In the same comment section, there were commenters expressing regret over its potential closure. According to them, Malays aren’t the only ones who need Utusan; non-Malays need the newspaper too as it provides information on what Utusan journalists and supporters are saying about them.
They said that this might help propel discourse that could improve understanding amongst the races in Malaysia. Other commenters also voiced concern for Utusan’s staff who would be losing their jobs and income if the publication shut down.
Those were largely sentiments of English-speaking commenters, so what about Malay commenters? On another Malaysiakini article (written in Malay), netizens said that they wouldn’t be willing to pay RM2 for an Utusan newspaper.
Some are questioning Utusan’s logic of increasing their newspaper price by 50 sen, asking how that course of action would maintain their waning readership, let alone attract new readers.
However, on Utusan Malaysia’s Facebook posts and in Utusan Online’s comment section, it appears that they still have quite the number of supporters, but whether or not their words of support will be put into action remains unknown.

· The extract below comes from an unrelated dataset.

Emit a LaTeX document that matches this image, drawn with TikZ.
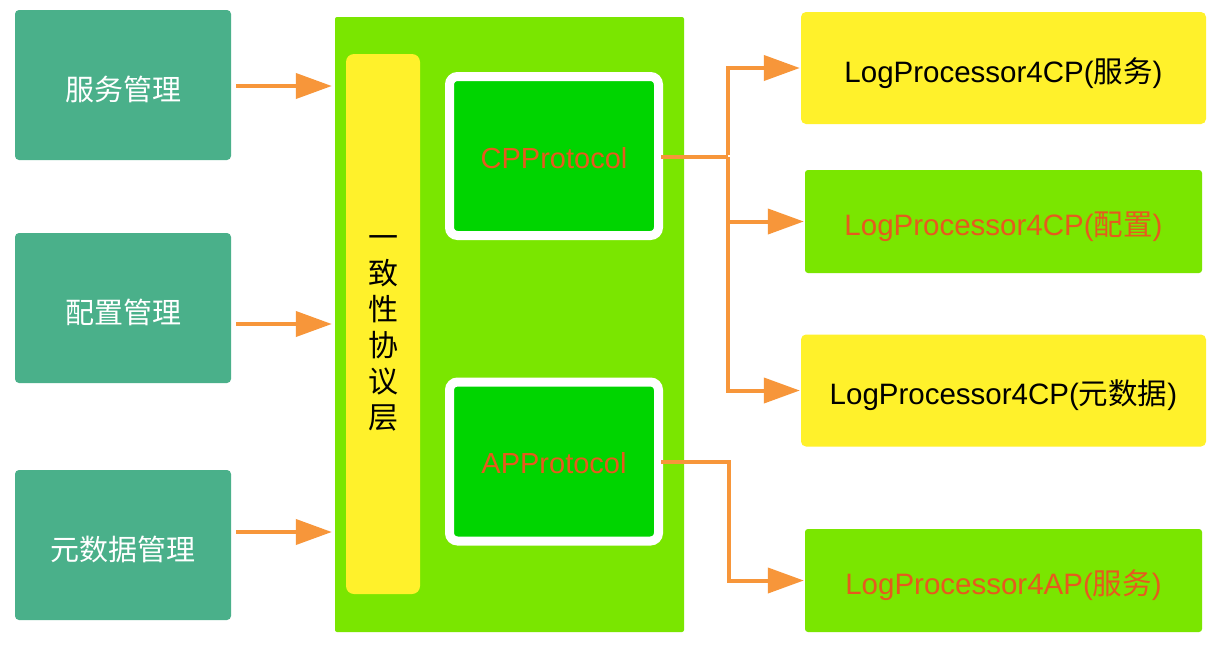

While there are convincing arguments for and against Utusan’s closure, what is worrying is the tone taken by several of those arguments. It might just be me, but I’d encourage you to look at the comments on different sites to understand why I think they’re borderline, if not completely, racist.
Utusan protesters understandably carry grudges against the paper for its previous provocations of racial tensions, but a few go as far as to insult Malays in general.
Many of the paper’s supporters are simply saying Malaysians should come together to keep the publication alive, yet some are taking the opportunity to take jabs at non-Malays who speak out against the paper.
Utusan definitely has made bad editorial decisions that may have played a part in enabling such sentiments, and I believe that all media, regardless of whether in print or digital form, must uphold the responsibility of presenting information in an impartial manner.
Publications like New Straits Times and The Edge Markets are saying that Utusan will need a white knight to survive, with the latter however predicting that the company will be hard-pressed to find one.
Personally, I don’t think Utusan would be able to survive with their current business model, debts and especially not with its plan to increase prices.
To reach Utusan Malaysia’s daily sales target of at least RM50,000, they would need 25,000 buyers a day, and 60,000 buyers to reach their RM90,000 daily sales target for Kosmo! (its price will also increase by 50 sen, from RM1 to RM1.50).
If they were to focus on increasing Utusan Online’s subscriber count and increase the relevancy of their content to Malaysian youths, I could see them potentially returning to financial stability and maybe even prospering.